FIVE-time champion Sébastien Ogier will face fierce rivalry as he bids to extend his record as one of motorsport’s most successful drivers when the 2018 FIA World Rally Championship kicks off at the historic Rallye Monte-Carlo today.
PHOTO (click to download): Sébastien Ogier is back at the wheel of M-Sport’s Ford Fiesta to chase a sixth World Rally Championship (Jeremy Rogers pic).
Having won the winter classic every year since 2014 and in 2009, the Frenchman should be favourite when he takes the start in Monaco’s Casino Square, but will be challenged by a field of the world’s fastest rally drivers determined to finally break his incredible run.
Ogier rated the 2017 title his greatest achievement after a season that saw seven drivers and all four manufacturer teams win rallies in the faster, new-era cars. While his M-Sport Ford and the Hyundais, Toyotas and Citroëns are little changed for 2018, new driver and team combinations have revitalised the competition and especially a clutch of drivers who believe they are ready for the crown.
Rallye Monte-Carlo is the first of 13 events in the 2018 WRC, which closes with Kennards Hire Rally Australia on the New South Wales Coffs Coast on 15-18 November.
After the official start, it takes in two night stages before spending two days in the French Hautes-Alpes around the town of Gap – Ogier’s birthplace. It returns to Monaco on Saturday night and the final stages are run in the mountains behind the principality before a podium ceremony in front of the royal palace on Sunday afternoon.
The Monte, first run in 1911, is one of rallying’s greatest challenges.
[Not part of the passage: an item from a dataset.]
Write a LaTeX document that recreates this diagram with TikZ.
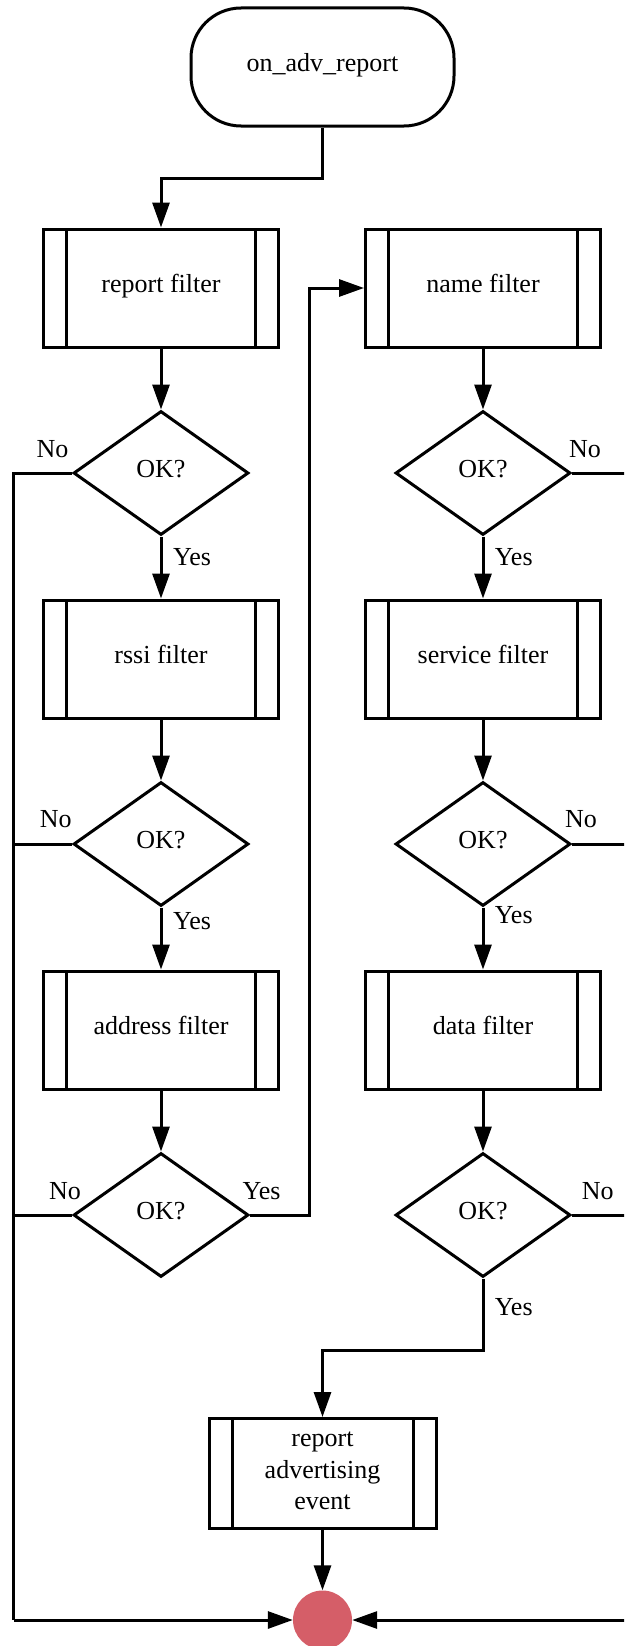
\documentclass[tikz,border=0pt]{standalone}
\usepackage{fontspec}
\setmainfont{Liberation Serif}
\usetikzlibrary{shapes.geometric,arrows.meta}
\definecolor{endred}{RGB}{213,94,104}

\tikzset{
  base/.style={line width=3pt, draw=black, inner sep=0pt, align=center},
  oneline/.style={text height=18pt, text depth=10pt},
  terminal/.style={base, oneline, rectangle, rounded corners=50pt,
    minimum width=263pt, minimum height=118pt},
  subproc/.style={base, rectangle, minimum width=235pt, minimum height=118pt,
    path picture={
      \draw[line width=3pt]
        ([xshift=23pt]path picture bounding box.north west) --
        ([xshift=23pt]path picture bounding box.south west)
        ([xshift=-23pt]path picture bounding box.north east) --
        ([xshift=-23pt]path picture bounding box.south east);
    }},
  decision/.style={base, oneline, diamond, aspect=1.41, minimum width=175pt, minimum height=124pt},
  endpoint/.style={circle, fill=endred, draw=none, minimum size=59pt, inner sep=0pt},
  lbl/.style={inner sep=0pt},
  flow/.style={line width=3pt, -{Triangle[length=25pt,width=17pt]}},
  plain/.style={line width=3pt},
}

\begin{document}
\begin{tikzpicture}[x=1pt, y=-1pt, font=\fontsize{26}{31.5}\selectfont]
\useasboundingbox (0,0) rectangle (624,1646);
\clip (0,0) rectangle (624,1646);

% nodes
\node[terminal] (start) at (322.5,67) {on\_adv\_report};

\node[subproc, oneline] (repf)  at (161,288)  {report filter};
\node[decision]         (okA)   at (161,473)  {OK?};
\node[subproc, oneline] (rssif) at (161,659)  {rssi filter};
\node[decision]         (okB)   at (161,844)  {OK?};
\node[subproc, oneline] (addrf) at (161,1030) {address filter};
\node[decision]         (okC)   at (161,1215) {OK?};

\node[subproc, oneline] (namef) at (483,288)  {name filter};
\node[decision]         (okD)   at (483,473)  {OK?};
\node[subproc, oneline] (svcf)  at (483,659)  {service filter};
\node[decision]         (okE)   at (483,844)  {OK?};
\node[subproc, oneline] (dataf) at (483,1030) {data filter};
\node[decision]         (okF)   at (483,1215) {OK?};

\node[subproc, minimum width=227pt, minimum height=110pt, text depth=5pt] (evt)
  at (322.5,1473.5) {report\\advertising\\event};
\node[endpoint] (done) at (322.5,1620) {};

\coordinate (lowL) at (13.7,1620);
\coordinate (lowR) at (640,1620);

% main flow, left column
\draw[flow] (start.south) -- ++(0,50.5) -| (repf.north);
\draw[flow] (repf.south) -- (okA.north);
\draw[flow] (okA.south) -- (rssif.north);
\draw[flow] (rssif.south) -- (okB.north);
\draw[flow] (okB.south) -- (addrf.north);
\draw[flow] (addrf.south) -- (okC.north);
\draw[flow] (okC.east) -- ++(59,0) |- (namef.west);

% right column
\draw[flow] (namef.south) -- (okD.north);
\draw[flow] (okD.south) -- (svcf.north);
\draw[flow] (svcf.south) -- (okE.north);
\draw[flow] (okE.south) -- (dataf.north);
\draw[flow] (dataf.south) -- (okF.north);
\draw[flow] (okF.south) -- ++(0,72) -| (evt.north);
\draw[flow] (evt.south) -- (done.north);

% rejection paths
\draw[plain] (okA.west) -| (lowL);
\draw[plain] (okB.west) -| (lowL);
\draw[plain] (okC.west) -| (lowL);
\draw[flow] (lowL) -- (done.west);
\draw[plain] (okD.east) -| (lowR);
\draw[plain] (okE.east) -| (lowR);
\draw[plain] (okF.east) -| (lowR);
\draw[flow] (lowR) -- (done.east);

% branch labels
\node[lbl] (noA)  at (52.5,449)  {No};
\node[lbl] (noB)  at (55.7,819)  {No};
\node[lbl] (noC)  at (65,1191)   {No};
\node[lbl] (noD)  at (585,449)   {No};
\node[lbl] (noE)  at (581,819)   {No};
\node[lbl] (noF)  at (597.7,1191) {No};
\node[lbl] (yesA) at (192,557)   {Yes};
\node[lbl] (yesB) at (192,921)   {Yes};
\node[lbl] (yesC) at (261.6,1191) {Yes};
\node[lbl] (yesD) at (513.7,557) {Yes};
\node[lbl] (yesE) at (513.7,915) {Yes};
\node[lbl] (yesF) at (513.7,1307) {Yes};
\end{tikzpicture}
\end{document}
Although run on sealed roads, the weather almost guarantees a treacherous mix of ice, snow, dry and wet surfaces. Ability to read the road, correct tyre choices and information from advance reconnaissance crews are essential for drivers.
Manufacturer champion M-Sport starts the event with a powerful line-up comprising Ogier, Rally Great Britain winner Elfyn Evans – newly-promoted as the champion’s teammate – and former Monte-Carlo winner Bryan Bouffier. In a new deal, Ford has contributed extra, high-level technical support to boost the performance of the Ford Fiesta WRC car.
“We will need to work hard as the competition will be very tough. Every team has a winning car and a winning driver so everyone is a threat and we need to be ready right from the start,” Ogier said.
“It’s such a challenging start to the season – the ultimate test with extreme conditions that can see us go from dry tarmac to pure ice and snow in the space of a single stage.”
Experts say Hyundai’s i20 Coupe is the fastest car, but pressure will be on Belgian driver Thierry Neuville to avoid repeating a mistake that cost almost certain victory last year and contributed to him eventually falling just short of Ogier in the title contest. The 2017 Rally Australia winner will be joined by 2016 Rally Australia winner Andreas Mikkelsen of Norway – starting his first full season with the Korean team – and Spanish tarmac specialist Dani Sordo.
Like Neuville, Toyota’s veteran Jari-Matti Latvala and new signing Ott Tänak are determined to challenge Ogier. Former teammates of Ogier, both have said being at Toyota frees them to fight for the championship. With Esapekka Lappi, Toyota has three drivers who won rallies last season, plus an improved version of the Yaris car that scored a sensational second place in its Monte-Carlo comeback debut.
A win for Citroën would be its eighth and bury memories of 2017, when its C3 car often failed to meet expectations, despite Kris Meeke winning in Mexico and Spain. Meeke will be joined in the two-car entry by fellow Irishman Craig Breen, but the team will have little time to settle under the new management of Pierre Budar, who started his job only on Monday.